* start Dataset records *

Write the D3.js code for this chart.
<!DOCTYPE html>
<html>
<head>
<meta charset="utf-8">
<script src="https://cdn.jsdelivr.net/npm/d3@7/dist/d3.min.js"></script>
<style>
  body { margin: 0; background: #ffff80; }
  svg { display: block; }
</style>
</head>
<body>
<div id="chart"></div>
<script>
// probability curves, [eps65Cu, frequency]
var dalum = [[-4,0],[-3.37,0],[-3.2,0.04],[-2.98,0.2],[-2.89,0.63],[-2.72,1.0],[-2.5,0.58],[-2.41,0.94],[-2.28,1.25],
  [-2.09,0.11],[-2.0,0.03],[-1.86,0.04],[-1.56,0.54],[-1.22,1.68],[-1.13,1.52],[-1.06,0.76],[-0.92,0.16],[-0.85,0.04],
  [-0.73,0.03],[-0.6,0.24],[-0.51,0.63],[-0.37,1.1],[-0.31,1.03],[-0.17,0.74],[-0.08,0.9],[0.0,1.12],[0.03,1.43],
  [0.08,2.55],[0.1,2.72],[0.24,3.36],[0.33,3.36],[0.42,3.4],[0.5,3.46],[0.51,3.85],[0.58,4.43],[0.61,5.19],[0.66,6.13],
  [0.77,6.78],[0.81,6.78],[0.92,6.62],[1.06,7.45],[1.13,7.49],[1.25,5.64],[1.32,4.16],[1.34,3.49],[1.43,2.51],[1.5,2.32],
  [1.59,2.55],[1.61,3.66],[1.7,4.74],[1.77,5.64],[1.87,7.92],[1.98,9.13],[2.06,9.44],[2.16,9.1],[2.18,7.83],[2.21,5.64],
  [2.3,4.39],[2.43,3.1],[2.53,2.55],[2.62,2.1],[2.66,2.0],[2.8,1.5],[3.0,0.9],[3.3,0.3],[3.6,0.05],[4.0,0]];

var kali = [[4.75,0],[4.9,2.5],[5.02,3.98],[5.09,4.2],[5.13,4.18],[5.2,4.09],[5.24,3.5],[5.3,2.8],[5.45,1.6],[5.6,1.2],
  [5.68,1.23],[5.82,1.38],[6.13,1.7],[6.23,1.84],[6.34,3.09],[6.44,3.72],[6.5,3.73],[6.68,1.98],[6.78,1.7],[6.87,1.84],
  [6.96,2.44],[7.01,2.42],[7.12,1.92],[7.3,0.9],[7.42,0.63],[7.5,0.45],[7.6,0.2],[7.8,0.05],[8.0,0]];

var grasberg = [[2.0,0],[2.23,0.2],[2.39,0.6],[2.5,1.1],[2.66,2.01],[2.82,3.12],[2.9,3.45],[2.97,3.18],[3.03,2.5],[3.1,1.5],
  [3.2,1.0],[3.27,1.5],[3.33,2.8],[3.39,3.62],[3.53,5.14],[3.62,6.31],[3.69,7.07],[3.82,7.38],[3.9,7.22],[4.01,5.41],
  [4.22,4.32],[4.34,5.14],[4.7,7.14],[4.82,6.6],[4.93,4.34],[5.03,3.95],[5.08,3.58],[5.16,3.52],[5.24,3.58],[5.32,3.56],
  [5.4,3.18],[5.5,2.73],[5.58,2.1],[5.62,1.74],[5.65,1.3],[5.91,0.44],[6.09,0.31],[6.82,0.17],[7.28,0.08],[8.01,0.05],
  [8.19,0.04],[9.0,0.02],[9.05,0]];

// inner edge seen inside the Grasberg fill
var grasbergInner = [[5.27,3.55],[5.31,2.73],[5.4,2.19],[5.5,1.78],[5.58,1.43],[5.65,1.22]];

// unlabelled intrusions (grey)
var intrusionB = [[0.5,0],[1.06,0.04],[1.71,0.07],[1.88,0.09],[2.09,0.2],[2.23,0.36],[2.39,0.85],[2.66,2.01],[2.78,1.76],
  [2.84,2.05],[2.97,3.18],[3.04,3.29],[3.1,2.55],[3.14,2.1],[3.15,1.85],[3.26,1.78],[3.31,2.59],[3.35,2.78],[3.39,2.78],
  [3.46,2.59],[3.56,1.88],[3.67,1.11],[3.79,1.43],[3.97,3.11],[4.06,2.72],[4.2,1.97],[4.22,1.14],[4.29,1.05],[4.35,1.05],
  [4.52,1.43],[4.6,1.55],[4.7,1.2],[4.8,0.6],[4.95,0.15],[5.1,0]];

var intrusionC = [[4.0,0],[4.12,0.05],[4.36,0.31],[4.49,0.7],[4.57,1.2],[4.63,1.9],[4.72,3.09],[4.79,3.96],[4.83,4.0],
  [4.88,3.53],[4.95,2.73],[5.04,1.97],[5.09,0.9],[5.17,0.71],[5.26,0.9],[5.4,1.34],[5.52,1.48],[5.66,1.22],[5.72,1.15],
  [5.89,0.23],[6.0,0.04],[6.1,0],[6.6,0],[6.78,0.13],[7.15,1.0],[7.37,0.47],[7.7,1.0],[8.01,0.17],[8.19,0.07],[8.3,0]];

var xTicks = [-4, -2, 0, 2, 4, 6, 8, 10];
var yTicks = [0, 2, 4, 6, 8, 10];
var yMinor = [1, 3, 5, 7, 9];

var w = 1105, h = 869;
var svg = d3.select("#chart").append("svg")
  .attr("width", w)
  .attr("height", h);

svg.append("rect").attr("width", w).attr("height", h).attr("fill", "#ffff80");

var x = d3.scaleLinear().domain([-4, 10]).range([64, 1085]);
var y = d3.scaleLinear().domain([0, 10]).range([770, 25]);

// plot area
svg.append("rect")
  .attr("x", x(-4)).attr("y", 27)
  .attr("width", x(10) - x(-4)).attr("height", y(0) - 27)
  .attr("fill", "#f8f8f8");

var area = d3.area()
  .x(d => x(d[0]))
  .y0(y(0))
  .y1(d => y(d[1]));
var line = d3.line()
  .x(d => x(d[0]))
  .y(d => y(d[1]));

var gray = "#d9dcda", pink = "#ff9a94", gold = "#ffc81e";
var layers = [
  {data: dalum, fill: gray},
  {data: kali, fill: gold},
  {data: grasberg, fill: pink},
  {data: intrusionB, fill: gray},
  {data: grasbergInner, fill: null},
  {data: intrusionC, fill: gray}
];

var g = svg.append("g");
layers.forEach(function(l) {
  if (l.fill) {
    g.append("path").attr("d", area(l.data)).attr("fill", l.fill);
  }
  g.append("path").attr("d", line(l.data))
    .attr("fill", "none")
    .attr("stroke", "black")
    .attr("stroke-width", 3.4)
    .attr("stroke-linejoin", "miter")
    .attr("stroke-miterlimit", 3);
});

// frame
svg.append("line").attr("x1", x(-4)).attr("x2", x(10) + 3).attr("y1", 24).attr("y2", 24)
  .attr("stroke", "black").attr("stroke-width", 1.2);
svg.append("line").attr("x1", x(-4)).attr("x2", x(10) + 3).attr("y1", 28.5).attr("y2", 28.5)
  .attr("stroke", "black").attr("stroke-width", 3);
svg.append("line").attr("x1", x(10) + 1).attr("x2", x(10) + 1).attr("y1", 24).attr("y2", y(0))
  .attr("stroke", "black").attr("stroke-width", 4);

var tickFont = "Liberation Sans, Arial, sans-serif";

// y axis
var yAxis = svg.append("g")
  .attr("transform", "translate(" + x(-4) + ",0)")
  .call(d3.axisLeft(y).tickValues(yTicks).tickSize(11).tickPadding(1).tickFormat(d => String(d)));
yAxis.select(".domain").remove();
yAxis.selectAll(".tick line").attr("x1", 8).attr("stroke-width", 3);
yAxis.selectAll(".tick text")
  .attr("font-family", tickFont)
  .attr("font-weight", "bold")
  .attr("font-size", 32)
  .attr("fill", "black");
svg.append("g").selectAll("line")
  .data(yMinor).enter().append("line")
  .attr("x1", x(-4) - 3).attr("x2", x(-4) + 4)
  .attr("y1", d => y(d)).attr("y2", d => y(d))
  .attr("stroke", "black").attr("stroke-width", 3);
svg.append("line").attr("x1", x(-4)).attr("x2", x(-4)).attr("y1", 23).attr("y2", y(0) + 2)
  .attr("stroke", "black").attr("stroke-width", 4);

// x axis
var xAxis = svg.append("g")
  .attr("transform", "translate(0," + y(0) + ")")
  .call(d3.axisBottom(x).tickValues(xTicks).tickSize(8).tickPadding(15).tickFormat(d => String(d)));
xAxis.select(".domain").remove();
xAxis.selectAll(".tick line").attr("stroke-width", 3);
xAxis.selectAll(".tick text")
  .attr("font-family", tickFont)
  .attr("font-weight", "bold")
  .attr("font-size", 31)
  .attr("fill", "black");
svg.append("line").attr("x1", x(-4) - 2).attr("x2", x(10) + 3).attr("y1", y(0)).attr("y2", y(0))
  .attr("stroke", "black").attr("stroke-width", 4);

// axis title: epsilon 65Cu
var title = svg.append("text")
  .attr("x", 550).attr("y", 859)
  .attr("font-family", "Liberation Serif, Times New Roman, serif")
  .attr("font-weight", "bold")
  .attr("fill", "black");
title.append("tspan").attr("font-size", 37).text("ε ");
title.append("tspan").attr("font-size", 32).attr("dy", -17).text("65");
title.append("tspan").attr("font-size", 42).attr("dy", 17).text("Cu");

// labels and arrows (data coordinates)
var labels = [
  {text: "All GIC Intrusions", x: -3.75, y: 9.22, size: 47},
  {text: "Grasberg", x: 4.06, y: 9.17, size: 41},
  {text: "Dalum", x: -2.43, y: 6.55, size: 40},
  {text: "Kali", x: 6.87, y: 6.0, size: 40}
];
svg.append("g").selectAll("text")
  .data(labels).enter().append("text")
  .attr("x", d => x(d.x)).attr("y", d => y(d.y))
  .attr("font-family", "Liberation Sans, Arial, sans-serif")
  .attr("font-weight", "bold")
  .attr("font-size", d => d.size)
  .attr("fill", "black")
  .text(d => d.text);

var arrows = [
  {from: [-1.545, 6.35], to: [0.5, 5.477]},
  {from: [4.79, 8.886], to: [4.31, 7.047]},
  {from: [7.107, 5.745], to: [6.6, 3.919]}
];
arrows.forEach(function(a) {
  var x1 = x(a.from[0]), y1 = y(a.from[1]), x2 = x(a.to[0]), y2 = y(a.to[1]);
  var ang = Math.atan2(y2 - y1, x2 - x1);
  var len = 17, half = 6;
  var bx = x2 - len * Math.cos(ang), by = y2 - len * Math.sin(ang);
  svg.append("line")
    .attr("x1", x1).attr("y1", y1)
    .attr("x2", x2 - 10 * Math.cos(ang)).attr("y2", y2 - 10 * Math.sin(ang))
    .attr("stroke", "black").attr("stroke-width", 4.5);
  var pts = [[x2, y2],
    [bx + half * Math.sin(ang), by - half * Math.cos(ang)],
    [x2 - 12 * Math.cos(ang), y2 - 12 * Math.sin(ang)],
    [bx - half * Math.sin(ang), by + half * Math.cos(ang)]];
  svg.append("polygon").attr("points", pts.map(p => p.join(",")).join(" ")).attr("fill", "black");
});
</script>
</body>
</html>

* end Dataset records *
* start Dataset records *

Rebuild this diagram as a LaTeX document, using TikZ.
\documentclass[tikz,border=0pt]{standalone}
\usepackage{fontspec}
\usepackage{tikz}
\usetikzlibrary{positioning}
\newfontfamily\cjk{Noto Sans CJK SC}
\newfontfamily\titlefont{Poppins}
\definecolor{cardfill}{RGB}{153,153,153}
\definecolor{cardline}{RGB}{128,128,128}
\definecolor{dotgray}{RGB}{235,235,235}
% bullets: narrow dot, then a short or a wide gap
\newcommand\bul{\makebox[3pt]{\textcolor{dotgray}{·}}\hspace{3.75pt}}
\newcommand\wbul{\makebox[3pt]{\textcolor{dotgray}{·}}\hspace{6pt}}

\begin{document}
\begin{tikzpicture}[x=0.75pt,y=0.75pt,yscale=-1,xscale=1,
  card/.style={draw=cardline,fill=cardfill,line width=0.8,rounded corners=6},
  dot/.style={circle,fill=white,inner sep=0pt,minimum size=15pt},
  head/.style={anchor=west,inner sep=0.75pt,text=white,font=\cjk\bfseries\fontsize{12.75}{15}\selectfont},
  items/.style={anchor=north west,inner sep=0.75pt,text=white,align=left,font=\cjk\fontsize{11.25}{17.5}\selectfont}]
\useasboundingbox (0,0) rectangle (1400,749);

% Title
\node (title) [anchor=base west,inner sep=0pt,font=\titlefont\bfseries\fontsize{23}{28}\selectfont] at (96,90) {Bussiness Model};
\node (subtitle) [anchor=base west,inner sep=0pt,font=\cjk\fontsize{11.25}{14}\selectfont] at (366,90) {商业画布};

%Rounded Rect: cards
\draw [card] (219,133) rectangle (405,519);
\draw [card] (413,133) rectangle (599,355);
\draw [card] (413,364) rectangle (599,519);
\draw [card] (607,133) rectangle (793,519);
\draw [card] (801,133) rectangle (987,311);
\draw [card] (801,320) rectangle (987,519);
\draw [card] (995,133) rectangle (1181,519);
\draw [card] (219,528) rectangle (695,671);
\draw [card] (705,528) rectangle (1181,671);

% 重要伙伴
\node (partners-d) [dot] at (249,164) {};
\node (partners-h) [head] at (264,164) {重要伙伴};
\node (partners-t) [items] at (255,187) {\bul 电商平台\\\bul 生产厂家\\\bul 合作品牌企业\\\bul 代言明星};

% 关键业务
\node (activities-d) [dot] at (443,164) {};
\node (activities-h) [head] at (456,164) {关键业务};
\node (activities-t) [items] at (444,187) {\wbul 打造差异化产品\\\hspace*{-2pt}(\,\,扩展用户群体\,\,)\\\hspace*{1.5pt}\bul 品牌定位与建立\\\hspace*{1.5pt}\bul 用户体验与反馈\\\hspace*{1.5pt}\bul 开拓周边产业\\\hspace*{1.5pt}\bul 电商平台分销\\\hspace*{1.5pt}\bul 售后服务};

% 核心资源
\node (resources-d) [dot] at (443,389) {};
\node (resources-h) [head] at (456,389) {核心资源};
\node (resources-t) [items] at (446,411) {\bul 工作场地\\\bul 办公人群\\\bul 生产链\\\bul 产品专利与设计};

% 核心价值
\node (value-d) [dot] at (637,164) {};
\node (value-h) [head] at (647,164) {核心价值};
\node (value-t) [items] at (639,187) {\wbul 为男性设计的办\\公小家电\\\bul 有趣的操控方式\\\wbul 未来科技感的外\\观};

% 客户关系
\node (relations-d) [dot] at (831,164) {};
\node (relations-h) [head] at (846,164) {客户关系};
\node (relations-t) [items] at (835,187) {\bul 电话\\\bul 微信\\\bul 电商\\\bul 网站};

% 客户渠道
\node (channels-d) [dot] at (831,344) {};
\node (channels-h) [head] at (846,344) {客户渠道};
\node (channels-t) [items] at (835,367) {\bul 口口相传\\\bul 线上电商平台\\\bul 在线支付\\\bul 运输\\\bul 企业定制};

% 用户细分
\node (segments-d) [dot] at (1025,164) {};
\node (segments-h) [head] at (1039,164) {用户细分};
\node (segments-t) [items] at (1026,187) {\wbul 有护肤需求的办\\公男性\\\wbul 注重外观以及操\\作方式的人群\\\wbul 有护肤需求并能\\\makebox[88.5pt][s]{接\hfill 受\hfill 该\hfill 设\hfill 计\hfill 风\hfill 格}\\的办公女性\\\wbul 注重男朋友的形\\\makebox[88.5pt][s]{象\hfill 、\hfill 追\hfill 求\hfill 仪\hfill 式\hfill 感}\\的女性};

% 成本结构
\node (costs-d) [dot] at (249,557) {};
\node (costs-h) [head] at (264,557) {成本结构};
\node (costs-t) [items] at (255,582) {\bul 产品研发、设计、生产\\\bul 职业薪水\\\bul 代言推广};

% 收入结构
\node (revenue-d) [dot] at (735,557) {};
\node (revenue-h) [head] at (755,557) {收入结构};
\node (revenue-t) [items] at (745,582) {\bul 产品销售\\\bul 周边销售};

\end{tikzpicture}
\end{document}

* end Dataset records *

## Brief
Print the lines from the line with "Rebuild this diagram" to the line with "(0,0) rectangle (1400,749);" exactly, and print nothing else. Both of those lines are included.

## Solution below
Rebuild this diagram as a LaTeX document, using TikZ.
\documentclass[tikz,border=0pt]{standalone}
\usepackage{fontspec}
\usepackage{tikz}
\usetikzlibrary{positioning}
\newfontfamily\cjk{Noto Sans CJK SC}
\newfontfamily\titlefont{Poppins}
\definecolor{cardfill}{RGB}{153,153,153}
\definecolor{cardline}{RGB}{128,128,128}
\definecolor{dotgray}{RGB}{235,235,235}
% bullets: narrow dot, then a short or a wide gap
\newcommand\bul{\makebox[3pt]{\textcolor{dotgray}{·}}\hspace{3.75pt}}
\newcommand\wbul{\makebox[3pt]{\textcolor{dotgray}{·}}\hspace{6pt}}

\begin{document}
\begin{tikzpicture}[x=0.75pt,y=0.75pt,yscale=-1,xscale=1,
  card/.style={draw=cardline,fill=cardfill,line width=0.8,rounded corners=6},
  dot/.style={circle,fill=white,inner sep=0pt,minimum size=15pt},
  head/.style={anchor=west,inner sep=0.75pt,text=white,font=\cjk\bfseries\fontsize{12.75}{15}\selectfont},
  items/.style={anchor=north west,inner sep=0.75pt,text=white,align=left,font=\cjk\fontsize{11.25}{17.5}\selectfont}]
\useasboundingbox (0,0) rectangle (1400,749);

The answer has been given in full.